– Neste último dia do ano…
– O quê?
– ?
– Tu nunca foi disso, rapá. Dacapouco vai querer cantar “Então, é Natal…”
– Haha, tu sabe. Eu sei que tu sabe…
– O quê?
– Toda vez que chega o fim do ano, aparece palpiteiro e analista.
– Diabéisso?
– Palpiteiro chuta pra frente. Fala dos astros, joga búzios, cartas, define cores, manda pular ondas… Ainda são sete? Nem sei. Com essa inflação do arroz já deve ser bem umas dez…
– E analista, o que é?
– Analista analisa, haha.
– É. Claro, claro… Mas analisa o que, ô mon p’tit sac?
– Analisa os fatos passados, os dados, as estatísticas. Este ano promete ser o ano da contagem dos mortos. Como no fim da guerra. Os caras vão atrás de tudo que foi pesquisado durante o ano. Na internet. Ou no gúgli, sei lá. O certo é que andaram divulgando que as palavras mais buscadas pelos brasileiros foram “assintomático” e “humanidade”.
– Assintomático, tá explicado. Afinal, foi o ano da covid. Mas… humanidade? Por quê?
– As duas palavras têm quase o mesmo sentido, e sempre andam juntas. As entrevistas nos jornais, na tv e nos vídeos não param de repetir: “é preciso aumentar a humanidade, aumentar a humanidade…”
– Êitcha! Com tanta gente no mundo? Ainda querem aumentar a humanidade? Só na China tem pra mais…
– Disseram também: “quem é assintomático é porque tem humanidade”.

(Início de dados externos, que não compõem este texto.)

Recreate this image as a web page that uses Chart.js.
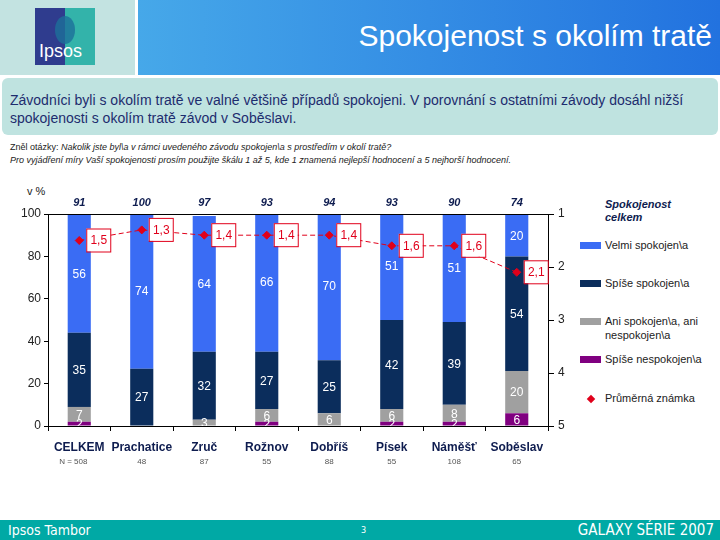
<!DOCTYPE html>
<html>
<head>
<meta charset="utf-8">
<script src="https://cdn.jsdelivr.net/npm/chart.js@4.4.0/dist/chart.umd.min.js"></script>
<style>
  body { margin: 0; width: 720px; height: 540px; position: relative; background: #fff; overflow: hidden;
         font-family: "Liberation Sans", Arial, sans-serif; }
  .abs { position: absolute; }
  #hdrLeft { left: 0; top: 0; width: 135px; height: 75px; background: #c3e3e1; }
  #logo { left: 35px; top: 8px; width: 60px; height: 57px; overflow: hidden;
          background: linear-gradient(90deg, #2f3c8e 0 50%, #33b3aa 50% 100%); }
  #logo .face { position: absolute; left: 20px; top: 8px; width: 20px; height: 28px; border-radius: 50%;
                background: #1d6f9a; opacity: .8; }
  #logo .txt { position: absolute; left: 4px; bottom: 3px; color: #fff; font-size: 18px; }
  #hdrRight { left: 138px; top: 0; width: 582px; height: 75px;
              background: linear-gradient(90deg, #46a8e9, #2272df); }
  #title { right: 8px; top: 19px; color: #fff; font-size: 30px; white-space: nowrap; }
  #note { left: 2px; top: 78px; width: 716px; height: 57px; background: #bfe3e0; border-radius: 6px; }
  #note p { margin: 0; position: absolute; left: 8px; top: 13px; color: #1d2c6e; font-size: 14px; line-height: 18px; width: 705px; }
  #question { left: 10px; top: 141px; font-size: 9px; color: #222; line-height: 13px; font-style: italic; white-space: nowrap; }
  #question span { font-style: normal; }
  #vpct { left: 27px; top: 185px; font-size: 11px; color: #222; }
  #chartBox { left: 0; top: 180px; width: 580px; height: 300px; }
  #legend { left: 580px; top: 198px; width: 140px; font-size: 11px; color: #222; }
  #legend .ttl { position: absolute; left: 25px; top: 0; font-weight: bold; font-style: italic; color: #0e1c4f; line-height: 13px; }
  #legend .sw { position: absolute; left: 0; width: 21px; height: 7px; }
  #legend .lbl { position: absolute; left: 25px; white-space: nowrap; line-height: 14px; }
  #legend .dia { position: absolute; left: 8px; width: 6px; height: 6px; background: #e0001b; transform: rotate(45deg); }
  #footer { left: 0; top: 520px; width: 720px; height: 20px; background: #00a9a5; color: #fff;
            font-family: "Liberation Sans Narrow", "DejaVu Sans Condensed", sans-serif; }
  #footer .l { position: absolute; left: 8px; top: 2px; font-size: 14px; }
  #footer .c { position: absolute; left: 361px; top: 5px; font-size: 9px; }
  #footer .r { position: absolute; right: 6px; top: 1px; font-size: 15px; }
</style>
</head>
<body>
<div id="hdrLeft" class="abs"></div>
<div id="logo" class="abs"><div class="face"></div><div class="txt">Ipsos</div></div>
<div id="hdrRight" class="abs"><div id="title" class="abs">Spokojenost s okolím tratě</div></div>
<div id="note" class="abs"><p>Závodníci byli s okolím tratě ve valné většině případů spokojeni. V porovnání s ostatními závody dosáhl nižší spokojenosti s okolím tratě závod v Soběslavi.</p></div>
<div id="question" class="abs"><span>Zněl otázky:</span> Nakolik jste byl\a v rámci uvedeného závodu spokojen\a s prostředím v okolí tratě?<br>Pro vyjádření míry Vaší spokojenosti prosím použijte škálu 1 až 5, kde 1 znamená nejlepší hodnocení a 5 nejhorší hodnocení.</div>
<div id="vpct" class="abs">v %</div>
<div id="chartBox" class="abs"><canvas id="chart" width="580" height="300"></canvas></div>
<div id="legend" class="abs">
  <div class="ttl">Spokojenost<br>celkem</div>
  <div class="sw" style="top:44px;background:#3a6cf4"></div><div class="lbl" style="top:40px">Velmi spokojen\a</div>
  <div class="sw" style="top:82px;background:#0b2d5c"></div><div class="lbl" style="top:78px">Spíše spokojen\a</div>
  <div class="sw" style="top:120px;background:#a0a0a0"></div><div class="lbl" style="top:116px">Ani spokojen\a, ani<br>nespokojen\a</div>
  <div class="sw" style="top:158px;background:#800080"></div><div class="lbl" style="top:154px">Spíše nespokojen\a</div>
  <div class="dia" style="top:198px"></div><div class="lbl" style="top:193px">Průměrná známka</div>
</div>
<div id="footer" class="abs"><span class="l">Ipsos Tambor</span><span class="c">3</span><span class="r">GALAXY SÉRIE 2007</span></div>

<script>
const categories = ['CELKEM', 'Prachatice', 'Zruč', 'Rožnov', 'Dobříš', 'Písek', 'Náměšť', 'Soběslav'];
const sampleSizes = ['N = 508', '48', '87', '55', '88', '55', '108', '65'];
const totalSatisfied = [91, 100, 97, 93, 94, 93, 90, 74];
const verySatisfied = [56, 74, 64, 66, 70, 51, 51, 20];
const ratherSatisfied = [35, 27, 32, 27, 25, 42, 39, 54];
const neutral = [7, 0, 3, 6, 6, 6, 8, 20];
const ratherDissatisfied = [2, 0, 0, 2, 0, 2, 2, 6];
const meanMark = [1.5, 1.3, 1.4, 1.4, 1.4, 1.6, 1.6, 2.1];

const RED = '#e0001b';

const extrasPlugin = {
    id: 'extras',
    afterDatasetsDraw(chart) {
        const ctx = chart.ctx;
        const area = chart.chartArea;
        const xs = chart.scales.x;
        ctx.save();
        // top border line
        ctx.strokeStyle = '#000';
        ctx.lineWidth = 1;
        ctx.beginPath();
        ctx.moveTo(area.left, area.top + 0.5);
        ctx.lineTo(area.right, area.top + 0.5);
        ctx.stroke();

        // labels inside bars
        ctx.save();
        ctx.beginPath();
        ctx.rect(area.left, area.top, area.right - area.left, area.bottom - area.top);
        ctx.clip();
        ctx.font = '12px "Liberation Sans", Arial, sans-serif';
        ctx.fillStyle = '#fff';
        ctx.textAlign = 'center';
        ctx.textBaseline = 'middle';
        chart.data.datasets.forEach((ds, di) => {
            if (ds.type === 'line') return;
            chart.getDatasetMeta(di).data.forEach((el, i) => {
                if (ds.data[i] > 0) {
                    ctx.fillText(ds.data[i], el.x, (el.y + el.base) / 2 + 1);
                }
            });
        });
        ctx.restore();

        // mean mark labels
        const lineIdx = chart.data.datasets.findIndex(d => d.type === 'line');
        chart.getDatasetMeta(lineIdx).data.forEach((pt, i) => {
            const bx = pt.x + 7, by = pt.y - 12, bw = 24, bh = 23;
            ctx.fillStyle = '#fff';
            ctx.fillRect(bx, by, bw, bh);
            ctx.strokeStyle = RED;
            ctx.lineWidth = 1;
            ctx.strokeRect(bx + 0.5, by + 0.5, bw, bh);
            ctx.fillStyle = RED;
            ctx.font = '12px "Liberation Sans", Arial, sans-serif';
            ctx.textAlign = 'center';
            ctx.textBaseline = 'middle';
            ctx.fillText(meanMark[i].toFixed(1).replace('.', ','), bx + bw / 2 + 0.5, by + bh / 2 + 1);
        });

        // totals above bars and N below labels
        ctx.textAlign = 'center';
        ctx.textBaseline = 'middle';
        categories.forEach((c, i) => {
            const x = xs.getPixelForValue(i);
            ctx.fillStyle = '#0e1c4f';
            ctx.font = 'italic bold 11px "Liberation Sans", Arial, sans-serif';
            ctx.fillText(totalSatisfied[i], x, area.top - 11);
            ctx.fillStyle = '#555';
            ctx.font = '8px "Liberation Sans", Arial, sans-serif';
            ctx.fillText(sampleSizes[i], x - (i === 0 ? 6 : 0), area.bottom + 36);
        });
        ctx.restore();
    }
};

new Chart(document.getElementById('chart'), {
    data: {
        labels: categories,
        datasets: [
            {
                type: 'line',
                label: 'Průměrná známka',
                data: meanMark,
                yAxisID: 'y1',
                order: 0,
                borderColor: RED,
                borderWidth: 1,
                borderDash: [5, 3],
                pointStyle: 'rectRot',
                pointRadius: 4,
                pointBackgroundColor: RED,
                pointBorderColor: RED,
                tension: 0
            },
            { type: 'bar', label: 'Spíše nespokojen\\a', data: ratherDissatisfied, backgroundColor: '#800080', order: 1, stack: 's' },
            { type: 'bar', label: 'Ani spokojen\\a, ani nespokojen\\a', data: neutral, backgroundColor: '#a0a0a0', order: 1, stack: 's' },
            { type: 'bar', label: 'Spíše spokojen\\a', data: ratherSatisfied, backgroundColor: '#0b2d5c', order: 1, stack: 's' },
            { type: 'bar', label: 'Velmi spokojen\\a', data: verySatisfied, backgroundColor: '#3a6cf4', order: 1, stack: 's' }
        ]
    },
    options: {
        responsive: false,
        animation: false,
        categoryPercentage: 1,
        barPercentage: 0.37,
        layout: { padding: { top: 34, left: 0, right: 0, bottom: 0 } },
        plugins: {
            legend: { display: false },
            tooltip: { enabled: false }
        },
        scales: {
            x: {
                stacked: true,
                afterFit: (s) => { s.height = 54; },
                grid: { drawOnChartArea: false, drawTicks: true, tickLength: 5, color: '#000', offset: true },
                border: { color: '#000' },
                ticks: {
                    padding: 9,
                    color: '#0e1c4f',
                    font: { size: 12, weight: 'bold', family: '"Liberation Sans", Arial, sans-serif' },
                    maxRotation: 0,
                    autoSkip: false
                }
            },
            y: {
                stacked: true,
                min: 0,
                max: 100,
                afterFit: (s) => { s.width = 48; },
                grid: { drawOnChartArea: false, drawTicks: true, tickLength: 4, color: '#000' },
                border: { color: '#000' },
                ticks: { stepSize: 20, padding: 3, color: '#222', font: { size: 12 } }
            },
            y1: {
                position: 'right',
                reverse: true,
                min: 1,
                max: 5,
                afterFit: (s) => { s.width = 32; },
                grid: { drawOnChartArea: false, drawTicks: true, tickLength: 6, color: '#000' },
                border: { color: '#000' },
                ticks: { stepSize: 1, padding: 4, color: '#222', font: { size: 12 } }
            }
        }
    },
    plugins: [extrasPlugin]
});
</script>
</body>
</html>
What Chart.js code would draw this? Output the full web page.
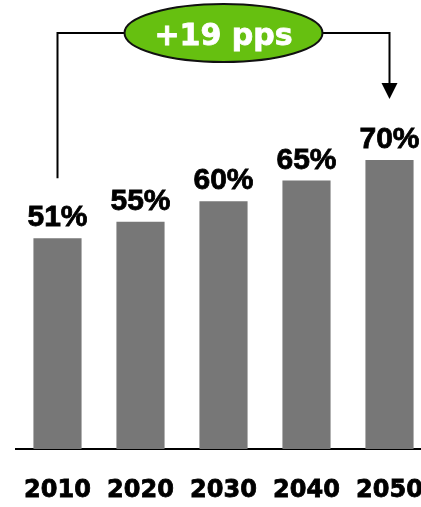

– Tá certo. Isso é coisa de Deus. Quem é humanista não morre de covid. Tem humanidade. É assintomático. Nada mais justo. Mas… por que buscar humanidade?
– Foi o que eu disse pro uberizado que me trouxe até aqui. Ele não parava de falar que prefere dirigir pela avenida, sempre pela faixa etária da esquerda, porque assim anda mais rápido. Por mais que eu explicasse que não é humanidade, mas imunidade, o máximo que ele conseguiu falar foi “imanidade”.
– Melhor do que nada, né?
– Pois é. Mas ele é gente boa. Até me indicou o irmão dele que é encanador e também faz serviço de pedreiro. Era tudo que eu tava precisando. Um vazamento bem no quarto da minha filha menor deixou tudo molhado. E ainda estragou a pintura da parede.
– E o irmão dele foi?
– Na hora. Pedi pra ele pintar logo a parede porque a cama da menina fica bem junto. Ela é alérgica a champignons.
– E o serviço? Ficou bom?
– Ainda não. Quando falei pra começar pela pintura ele explicou que era preciso, primeiro, consertar o vazamento e depois esperar a parede secar, senão eu ia perder a tinta. Assó o que ele disse, e ainda me chamou de doutor: “Pois é, doutor. Eu não posso pintar a parede enquanto ela estiver molhada. Mas, como está fazendo muito sol, eu volto pra pintar, daqui a três dias, quando a parede não tiver mais nenhuma humildade.”